→ AIM OF THE TASK: Your task is to transcribe the records exactly, skipping every image.

→ GIVEN ENTRIES:
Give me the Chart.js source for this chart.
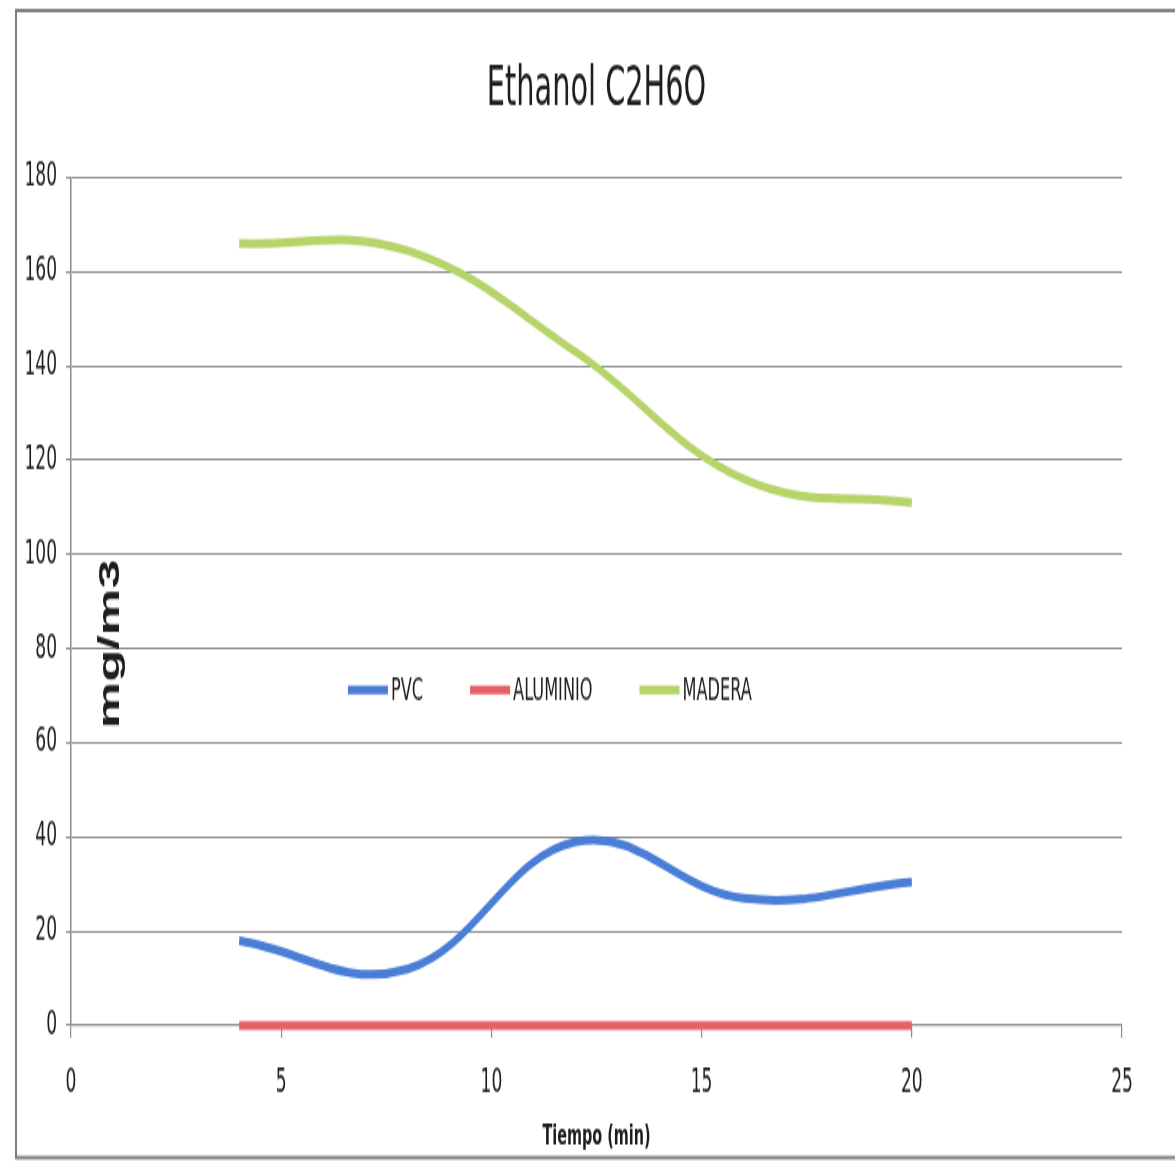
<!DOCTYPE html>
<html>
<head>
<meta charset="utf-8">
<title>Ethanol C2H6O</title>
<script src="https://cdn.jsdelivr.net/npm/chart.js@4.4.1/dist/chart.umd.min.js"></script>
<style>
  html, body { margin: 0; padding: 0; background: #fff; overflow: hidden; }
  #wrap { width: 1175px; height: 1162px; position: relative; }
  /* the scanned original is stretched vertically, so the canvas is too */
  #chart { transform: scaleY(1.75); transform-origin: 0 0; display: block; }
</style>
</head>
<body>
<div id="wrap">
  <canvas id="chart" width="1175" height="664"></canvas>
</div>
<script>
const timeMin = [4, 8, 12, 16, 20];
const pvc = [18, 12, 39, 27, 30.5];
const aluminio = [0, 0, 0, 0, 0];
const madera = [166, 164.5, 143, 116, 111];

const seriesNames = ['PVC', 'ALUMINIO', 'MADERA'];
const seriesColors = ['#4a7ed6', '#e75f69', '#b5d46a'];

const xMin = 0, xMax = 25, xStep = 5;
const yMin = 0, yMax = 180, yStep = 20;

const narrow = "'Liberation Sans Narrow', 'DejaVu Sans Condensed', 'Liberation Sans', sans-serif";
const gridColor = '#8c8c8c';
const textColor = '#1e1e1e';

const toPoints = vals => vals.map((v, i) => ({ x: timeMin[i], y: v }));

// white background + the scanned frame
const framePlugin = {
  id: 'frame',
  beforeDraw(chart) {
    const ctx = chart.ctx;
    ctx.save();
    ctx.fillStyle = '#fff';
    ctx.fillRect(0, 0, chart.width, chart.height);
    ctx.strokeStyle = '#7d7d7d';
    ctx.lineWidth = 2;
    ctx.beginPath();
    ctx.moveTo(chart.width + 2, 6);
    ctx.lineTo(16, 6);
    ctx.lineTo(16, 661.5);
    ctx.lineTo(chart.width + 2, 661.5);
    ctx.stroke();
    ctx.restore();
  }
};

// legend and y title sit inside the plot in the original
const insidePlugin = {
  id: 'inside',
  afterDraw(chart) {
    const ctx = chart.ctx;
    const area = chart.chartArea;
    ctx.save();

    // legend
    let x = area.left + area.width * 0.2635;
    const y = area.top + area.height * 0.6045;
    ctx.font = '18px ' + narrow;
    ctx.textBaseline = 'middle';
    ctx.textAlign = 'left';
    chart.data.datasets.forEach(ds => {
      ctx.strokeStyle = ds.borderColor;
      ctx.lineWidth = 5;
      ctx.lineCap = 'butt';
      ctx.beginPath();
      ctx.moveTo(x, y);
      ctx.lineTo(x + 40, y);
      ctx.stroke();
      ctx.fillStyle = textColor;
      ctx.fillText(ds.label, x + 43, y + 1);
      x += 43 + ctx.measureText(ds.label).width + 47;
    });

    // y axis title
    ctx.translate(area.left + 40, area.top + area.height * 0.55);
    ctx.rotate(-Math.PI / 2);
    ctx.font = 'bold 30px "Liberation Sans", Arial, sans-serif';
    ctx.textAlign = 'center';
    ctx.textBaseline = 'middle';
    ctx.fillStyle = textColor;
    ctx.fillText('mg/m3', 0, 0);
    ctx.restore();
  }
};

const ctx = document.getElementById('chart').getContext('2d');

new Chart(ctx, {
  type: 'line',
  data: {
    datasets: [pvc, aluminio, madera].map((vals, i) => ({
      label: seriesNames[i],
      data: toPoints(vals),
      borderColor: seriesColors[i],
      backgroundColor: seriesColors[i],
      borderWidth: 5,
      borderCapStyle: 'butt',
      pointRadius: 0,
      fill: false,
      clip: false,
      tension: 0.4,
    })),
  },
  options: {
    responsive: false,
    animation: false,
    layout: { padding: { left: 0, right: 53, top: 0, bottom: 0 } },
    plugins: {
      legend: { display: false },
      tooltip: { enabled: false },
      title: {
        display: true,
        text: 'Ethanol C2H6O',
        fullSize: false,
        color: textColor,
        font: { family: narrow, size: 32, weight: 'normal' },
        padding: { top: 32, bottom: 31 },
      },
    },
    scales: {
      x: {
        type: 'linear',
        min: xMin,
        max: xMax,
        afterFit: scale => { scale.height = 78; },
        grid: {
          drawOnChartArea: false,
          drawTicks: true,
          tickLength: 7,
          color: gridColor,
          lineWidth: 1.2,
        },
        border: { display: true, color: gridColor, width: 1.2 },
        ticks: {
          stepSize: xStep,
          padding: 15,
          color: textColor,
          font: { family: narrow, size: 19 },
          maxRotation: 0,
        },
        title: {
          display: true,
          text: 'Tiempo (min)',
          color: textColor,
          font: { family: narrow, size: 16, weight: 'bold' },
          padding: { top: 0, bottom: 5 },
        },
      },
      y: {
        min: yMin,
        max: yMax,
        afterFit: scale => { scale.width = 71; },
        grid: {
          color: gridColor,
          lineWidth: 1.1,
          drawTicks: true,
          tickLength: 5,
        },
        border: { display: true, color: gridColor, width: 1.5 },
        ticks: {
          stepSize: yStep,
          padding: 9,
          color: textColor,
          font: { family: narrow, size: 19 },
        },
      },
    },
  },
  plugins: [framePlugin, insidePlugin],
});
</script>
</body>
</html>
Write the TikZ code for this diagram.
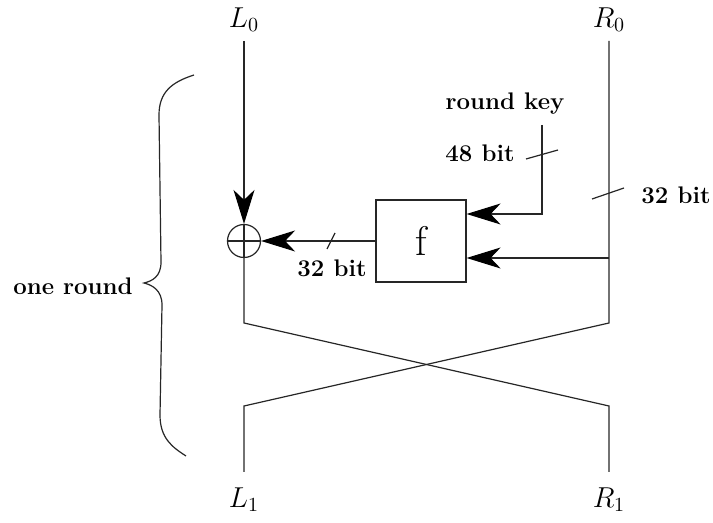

→ PROBLEM SOLUTION:
Give me the Chart.js source for this chart.
<!DOCTYPE html>
<html>
<head>
<meta charset="utf-8">
<title>Ethanol C2H6O</title>
<script src="https://cdn.jsdelivr.net/npm/chart.js@4.4.1/dist/chart.umd.min.js"></script>
<style>
  html, body { margin: 0; padding: 0; background: #fff; overflow: hidden; }
  #wrap { width: 1175px; height: 1162px; position: relative; }
  /* the scanned original is stretched vertically, so the canvas is too */
  #chart { transform: scaleY(1.75); transform-origin: 0 0; display: block; }
</style>
</head>
<body>
<div id="wrap">
  <canvas id="chart" width="1175" height="664"></canvas>
</div>
<script>
const timeMin = [4, 8, 12, 16, 20];
const pvc = [18, 12, 39, 27, 30.5];
const aluminio = [0, 0, 0, 0, 0];
const madera = [166, 164.5, 143, 116, 111];

const seriesNames = ['PVC', 'ALUMINIO', 'MADERA'];
const seriesColors = ['#4a7ed6', '#e75f69', '#b5d46a'];

const xMin = 0, xMax = 25, xStep = 5;
const yMin = 0, yMax = 180, yStep = 20;

const narrow = "'Liberation Sans Narrow', 'DejaVu Sans Condensed', 'Liberation Sans', sans-serif";
const gridColor = '#8c8c8c';
const textColor = '#1e1e1e';

const toPoints = vals => vals.map((v, i) => ({ x: timeMin[i], y: v }));

// white background + the scanned frame
const framePlugin = {
  id: 'frame',
  beforeDraw(chart) {
    const ctx = chart.ctx;
    ctx.save();
    ctx.fillStyle = '#fff';
    ctx.fillRect(0, 0, chart.width, chart.height);
    ctx.strokeStyle = '#7d7d7d';
    ctx.lineWidth = 2;
    ctx.beginPath();
    ctx.moveTo(chart.width + 2, 6);
    ctx.lineTo(16, 6);
    ctx.lineTo(16, 661.5);
    ctx.lineTo(chart.width + 2, 661.5);
    ctx.stroke();
    ctx.restore();
  }
};

// legend and y title sit inside the plot in the original
const insidePlugin = {
  id: 'inside',
  afterDraw(chart) {
    const ctx = chart.ctx;
    const area = chart.chartArea;
    ctx.save();

    // legend
    let x = area.left + area.width * 0.2635;
    const y = area.top + area.height * 0.6045;
    ctx.font = '18px ' + narrow;
    ctx.textBaseline = 'middle';
    ctx.textAlign = 'left';
    chart.data.datasets.forEach(ds => {
      ctx.strokeStyle = ds.borderColor;
      ctx.lineWidth = 5;
      ctx.lineCap = 'butt';
      ctx.beginPath();
      ctx.moveTo(x, y);
      ctx.lineTo(x + 40, y);
      ctx.stroke();
      ctx.fillStyle = textColor;
      ctx.fillText(ds.label, x + 43, y + 1);
      x += 43 + ctx.measureText(ds.label).width + 47;
    });

    // y axis title
    ctx.translate(area.left + 40, area.top + area.height * 0.55);
    ctx.rotate(-Math.PI / 2);
    ctx.font = 'bold 30px "Liberation Sans", Arial, sans-serif';
    ctx.textAlign = 'center';
    ctx.textBaseline = 'middle';
    ctx.fillStyle = textColor;
    ctx.fillText('mg/m3', 0, 0);
    ctx.restore();
  }
};

const ctx = document.getElementById('chart').getContext('2d');

new Chart(ctx, {
  type: 'line',
  data: {
    datasets: [pvc, aluminio, madera].map((vals, i) => ({
      label: seriesNames[i],
      data: toPoints(vals),
      borderColor: seriesColors[i],
      backgroundColor: seriesColors[i],
      borderWidth: 5,
      borderCapStyle: 'butt',
      pointRadius: 0,
      fill: false,
      clip: false,
      tension: 0.4,
    })),
  },
  options: {
    responsive: false,
    animation: false,
    layout: { padding: { left: 0, right: 53, top: 0, bottom: 0 } },
    plugins: {
      legend: { display: false },
      tooltip: { enabled: false },
      title: {
        display: true,
        text: 'Ethanol C2H6O',
        fullSize: false,
        color: textColor,
        font: { family: narrow, size: 32, weight: 'normal' },
        padding: { top: 32, bottom: 31 },
      },
    },
    scales: {
      x: {
        type: 'linear',
        min: xMin,
        max: xMax,
        afterFit: scale => { scale.height = 78; },
        grid: {
          drawOnChartArea: false,
          drawTicks: true,
          tickLength: 7,
          color: gridColor,
          lineWidth: 1.2,
        },
        border: { display: true, color: gridColor, width: 1.2 },
        ticks: {
          stepSize: xStep,
          padding: 15,
          color: textColor,
          font: { family: narrow, size: 19 },
          maxRotation: 0,
        },
        title: {
          display: true,
          text: 'Tiempo (min)',
          color: textColor,
          font: { family: narrow, size: 16, weight: 'bold' },
          padding: { top: 0, bottom: 5 },
        },
      },
      y: {
        min: yMin,
        max: yMax,
        afterFit: scale => { scale.width = 71; },
        grid: {
          color: gridColor,
          lineWidth: 1.1,
          drawTicks: true,
          tickLength: 5,
        },
        border: { display: true, color: gridColor, width: 1.5 },
        ticks: {
          stepSize: yStep,
          padding: 9,
          color: textColor,
          font: { family: narrow, size: 19 },
        },
      },
    },
  },
  plugins: [framePlugin, insidePlugin],
});
</script>
</body>
</html>
Write the TikZ code for this diagram.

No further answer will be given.